TcdB common origin test

To test the hypothesis of a common origin for the Clade C-I TcdBs and TcdBR20291 we followed a Bayesian approach that compared the topological hypothesis of common origin versus the null hypothesis of different origin, which implies convergent evolution for the common phenotype. To rule out the possibility of recombination events affecting the analysis, the hypothesis testing was performed in a sliding window approach over the nucleotide multiple sequence alignment of tcdB with 150 and 75 nucleotides as window length and step, respectively.
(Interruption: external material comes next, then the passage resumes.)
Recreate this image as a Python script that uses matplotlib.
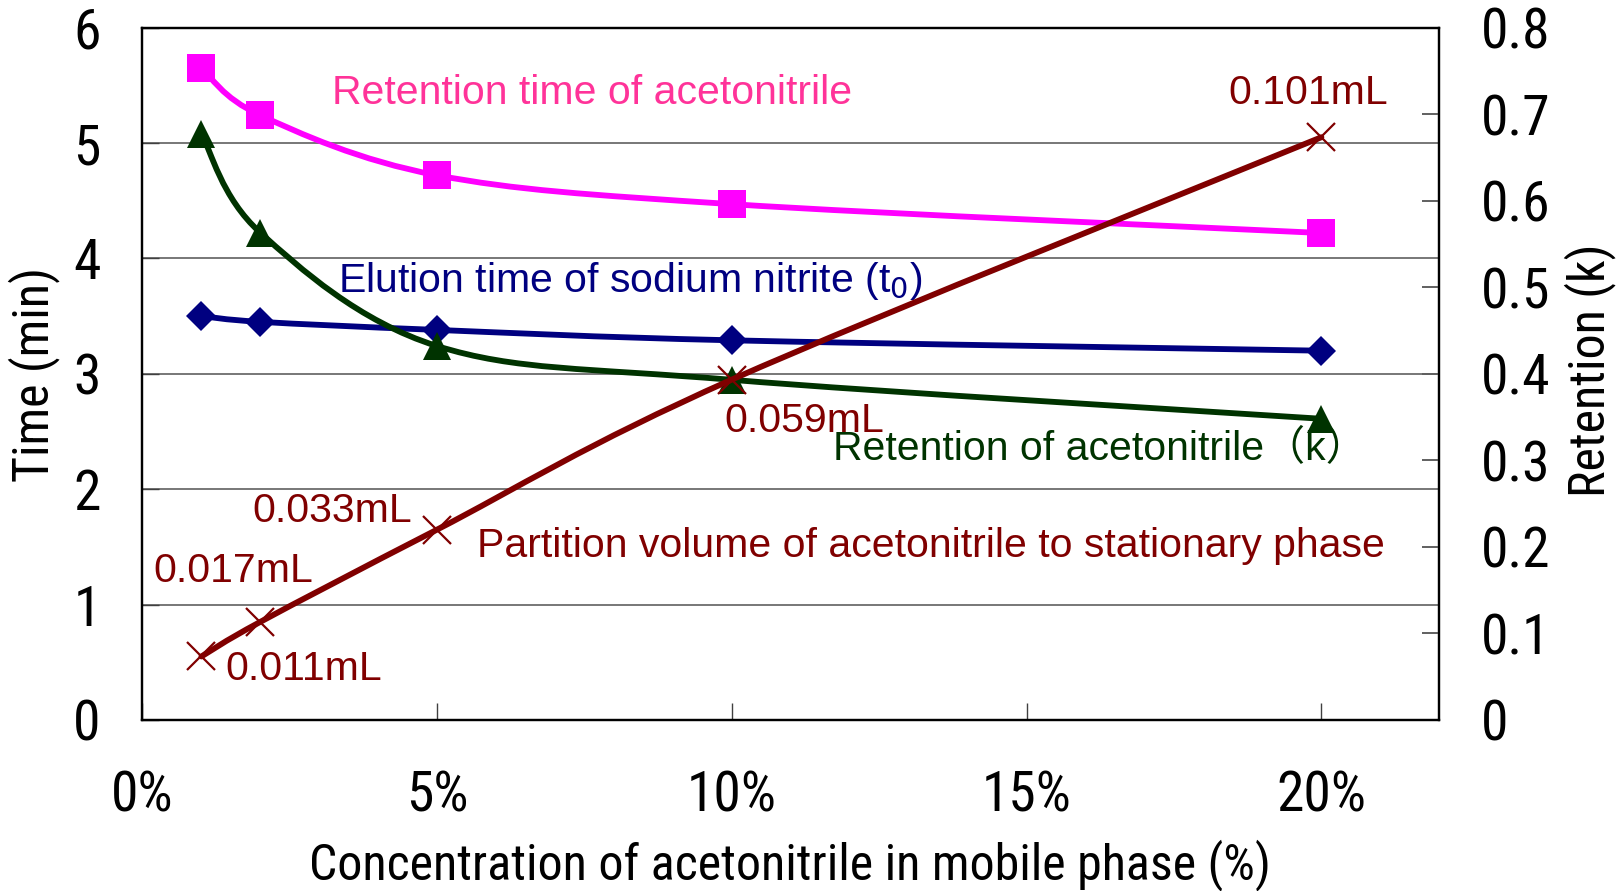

In each window, the likelihood of a cluster containing HMX152, HSJD312, HMX149, and R20291, was compared against the likelihood of no clustering. Both likelihoods were estimated with the Stepping Stone method32,33 in MrBayes v3.2.634, similar to the recombination analysis. Differences in the loglikelihood >5 were considered as significant evidence in favor of one or the other hypothesis. The hypothesis of positive selection was assessed for all aligned codon sites with MrBayes v3.2.6 by estimating the rate dN/dS = ω parameter. The chain was run for 200,000 states, sampling every 100 states and with the average standard deviation of split frequencies <0.01, assuming Nielsen and Yang (NY98) model of codon substitution35.

3D modeling of TcdB

Tridimensional structural models for the combined repetitive oligopeptides (CROPs) domains of TcdBHMX-149, TcdBHMX-152, and TcdBHSJD-312 were generated with the protein structure homology-modeling server SWISS-MODEL (https://swissmodel.expasy.org) using the structure PDBID 4np4 as template. Models were visualized and colored with PyMol (The PyMOL Molecular Graphics System, ver 1.3).

Antibiotic-susceptibility profiles

We determined minimum inhibitory concentrations for clindamycin, vancomycin, rifampicin, and metronidazole using BAK plates and E-tests (bioMérieux) according to the manufacturer’s recommendations. For susceptibility categorization, we used the resistance breakpoints recommended by the CLSI in document M100-S2736.